Learning to See in an AI World
Computational capture, generative images, and what photography is still for.

I learned to take photographs on film. Not for any particularly romantic reason, just because that was what was available when I started, and the discipline of working with a finite number of exposures, of not being able to see what you had captured until the roll came back from the lab, shaped how I looked at scenes and thought about framing in ways I am still grateful for. My relationship to photography has changed significantly since AI started becoming part of the toolset, and the change is not entirely one I expected.
AI is reshaping photography along two distinct tracks that are both accelerating rapidly. The first is the integration of AI into the capture and processing workflow, the computational photography that has already transformed what smartphone cameras can do and is increasingly embedded in professional camera systems and editing software. The second is AI image generation, the ability to create photographic-quality images from text prompts without a camera, a subject, or a physical scene.
These two tracks are sometimes conflated, but they raise quite different questions. Computational photography augments human creative vision. Generative AI creates images in a process that is so different from photography that calling it photography at all is itself a contested question. How that distinction is resolved will shape what photography means for the next generation of visual communicators.

The computational photography revolution is already here, and for most photographers it is largely beneficial. AI-powered autofocus systems that track subjects with extraordinary precision, computational HDR that recovers detail in shadows and highlights beyond what any single exposure could capture, night mode processing that produces usable images in conditions that would have been impossible to shoot in even five years ago, and AI-powered noise reduction that preserves detail at high ISOs are genuinely enabling technologies.
The accessibility dimension also deserves acknowledgment. Entry-level camera systems with AI-assisted capabilities now produce results that a decade ago required expensive professional equipment and significant technical expertise. The person who wants to document their family, their community, or their world, and who has limited resources and limited time to develop technical photography skills, can now produce images that actually capture what they were trying to capture. That democratization of visual expression has real cultural value.

In post-processing, the AI tools now embedded in professional editing software are similarly enabling for photographers who understand what they are doing. Content-aware fill, sky replacement, intelligent masking, subject selection, and automated batch processing of complex adjustments are all reducing the mechanical labor involved in realizing a creative vision.
The important distinction is between AI as a tool for realizing the photographer's vision and AI as a substitute for developing that vision. The photographer who uses AI tools to do faster and better what they were already doing thoughtfully is using the technology well. The photographer who relies on AI to make creative decisions they have not learned to make themselves is using it in a way that may limit their development.
Generative AI image creation is a genuinely different thing from photography, and the conversation about whether it belongs in photography contexts, competitions, and exhibitions is one worth having seriously rather than dismissing in either direction. A photograph, in the traditional understanding, is a record of light that was actually present in a real scene at a specific moment. A generative AI image has no such connection.

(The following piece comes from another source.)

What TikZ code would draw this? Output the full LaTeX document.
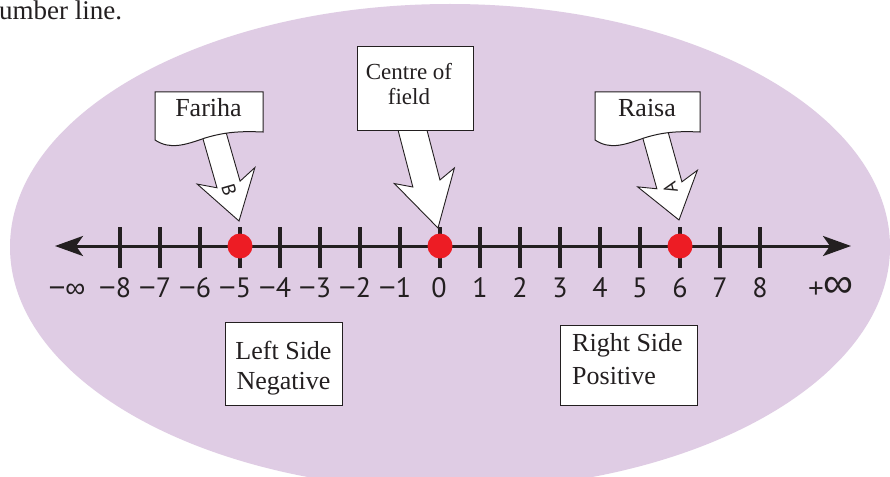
\documentclass[tikz,border=0pt]{standalone}
\usepackage{fontspec}
\setmainfont{Liberation Serif}
\newfontfamily\numfont{PT Sans}
\newfontfamily\symfont{Liberation Sans}
\usetikzlibrary{arrows.meta}
\definecolor{lav}{RGB}{223,204,228}
\definecolor{dotred}{RGB}{237,28,36}
\definecolor{ink}{RGB}{35,31,32}
\newcommand\mysign[1]{{\symfont\fontsize{29}{29}\selectfont #1}}
\begin{document}
\begin{tikzpicture}[x=1pt,y=-1pt,
  numlbl/.style={font=\numfont\fontsize{28}{28}\selectfont, anchor=base, inner sep=0pt, text=ink},
  boxtext/.style={inner sep=0pt, text=ink},
  textbox/.style={draw=ink, fill=white, line width=1pt},
  bigarrow/.style={draw=ink, fill=white, line width=0.9pt, line join=miter},
  tickmark/.style={draw=ink, line width=3.3pt},
  axisline/.style={draw=ink, line width=3pt},
  reddot/.style={circle, fill=dotred, minimum size=25pt, inner sep=0pt},
  arrowletter/.style={font=\numfont\fontsize{19}{19}\selectfont, inner sep=0pt, text=ink}]
\useasboundingbox (0,0) rectangle (890,476);
\fill[white] (0,0) rectangle (890,476);
\fill[lav] (450,247) ellipse [x radius=440, y radius=243];

% top text
\node[anchor=base west, inner sep=0pt, font=\fontsize{27}{27}\selectfont, text=ink] (toptext) at (-1,19.5) {umber line.};

% number line
\coordinate (Lend) at (55,246);
\coordinate (Rend) at (851,246);
\draw[axisline, {Stealth[length=28pt,width=20pt,inset=7pt]}-{Stealth[length=28pt,width=20pt,inset=7pt]}] (Lend) -- (Rend);
\foreach \n in {-8,...,8} {
  \draw[tickmark] ({440+40*\n},227) -- ({440+40*\n},268);
}
\foreach \n in {1,...,8} {
  \node[numlbl] (p\n) at ({440+40*\n},297) {\n};
  \node[numlbl] (m\n) at ({440-40*\n-5},297) {\mysign{−}\n};
}
\node[numlbl] (zero) at (439,297) {0};
\node[numlbl] (minf) at (67,297) {\mysign{−}{\symfont\fontsize{28}{28}\selectfont ∞}};
\node[numlbl] (pinf) at (831,297) {{\symfont\fontsize{27}{27}\selectfont +}{\symfont\fontsize{42}{42}\selectfont ∞}};

% red dots
\node[reddot] (dB) at (240,246) {};
\node[reddot] (dO) at (440,246) {};
\node[reddot] (dA) at (680,246) {};

% Fariha arrow
\begin{scope}[shift={(239,221)}, rotate=16]
  \draw[bigarrow] (0,0) -- (30,-47) -- (12,-38) -- (12,-100) -- (-12,-100) -- (-12,-38) -- (-30,-47) -- cycle;
  \node[arrowletter, rotate=-74] (letterB) at (-1,-33) {B};
\end{scope}
% Centre arrow
\begin{scope}[shift={(438,228)}, rotate=14.6]
  \draw[bigarrow] (0,0) -- (31,-54) -- (14,-46) -- (14,-115) -- (-14,-115) -- (-14,-46) -- (-31,-54) -- cycle;
\end{scope}
% Raisa arrow
\begin{scope}[shift={(679,220)}, rotate=15.5]
  \draw[bigarrow] (0,0) -- (31,-43) -- (13,-36) -- (13,-100) -- (-13,-100) -- (-13,-36) -- (-31,-43) -- cycle;
  \node[arrowletter, rotate=105] (letterA) at (0,-33) {A};
\end{scope}

% Fariha box
\draw[textbox] (155,140) -- (155,92) -- (263,92) -- (263,132)
   .. controls (240,131) and (225,132) .. (205,138)
   .. controls (185,145) and (170,150) .. (155,140) -- cycle;
\node[boxtext, font=\fontsize{26}{30}\selectfont] (fariha) at (208.5,108) {Fariha};

% Raisa box
\draw[textbox] (595,140) -- (595,92) -- (700,92) -- (700,132)
   .. controls (678,131) and (663,132) .. (644,138)
   .. controls (624,145) and (610,150) .. (595,140) -- cycle;
\node[boxtext, font=\fontsize{26}{30}\selectfont] (raisa) at (647,108) {Raisa};

% Centre box
\node[textbox, minimum width=116pt, minimum height=83pt, inner sep=0pt] (cbox) at (415,88.5) {};
\node[boxtext, align=center, font=\fontsize{23}{25}\selectfont] (ctext) at (409,84.5) {Centre of\\field};

% Left side box
\node[textbox, minimum width=117pt, minimum height=83pt, inner sep=0pt] (lbox) at (283.5,363.5) {};
\node[boxtext, align=center, font=\fontsize{26}{30}\selectfont] (ltext) at (283.5,368.5) {Left Side\\Negative};

% Right side box
\node[textbox, minimum width=137pt, minimum height=80pt, inner sep=0pt] (rbox) at (628.5,365) {};
\node[boxtext, align=left, anchor=west, font=\fontsize{26}{33}\selectfont] (rtext) at (572,359.5) {Right Side\\Positive};
\end{tikzpicture}
\end{document}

That distinction matters in contexts where the evidential or documentary function of photography is relevant.

The ethical concerns around generative AI in photography are real. Training data for image generation models has been drawn from existing photographs, often without the consent of the photographers who made them. The economic consequences for photographers who work in categories that AI generation can replicate, stock photography being the clearest example, are already visible and likely to intensify. The use of generative AI to create realistic images of real people in scenarios they did not consent to represents a serious harm that is already occurring at scale.
And yet the creative possibilities that generative AI opens for visual artists are genuinely interesting in contexts where they are used honestly. The ability to visualize scenarios that cannot be photographed, to explore aesthetic directions that would require enormous production budgets to achieve through traditional photography, to iterate rapidly through visual concepts in pre-production for commercial or editorial projects, represents a meaningful expansion of visual creative capacity.
What AI does not change, and cannot change, is the fundamental human capacity that makes photography meaningful in its most important forms. The ability to see, which is different from the ability to look, to notice the significance of a moment, to recognize the relationship between light and subject that makes an image more than a record, to feel the quality of attention required to be present enough to capture what is genuinely there. AI tools can do many things, but they cannot see for you. Developing the capacity to see, which is what photography education at its best has always been about, is still the work that matters most.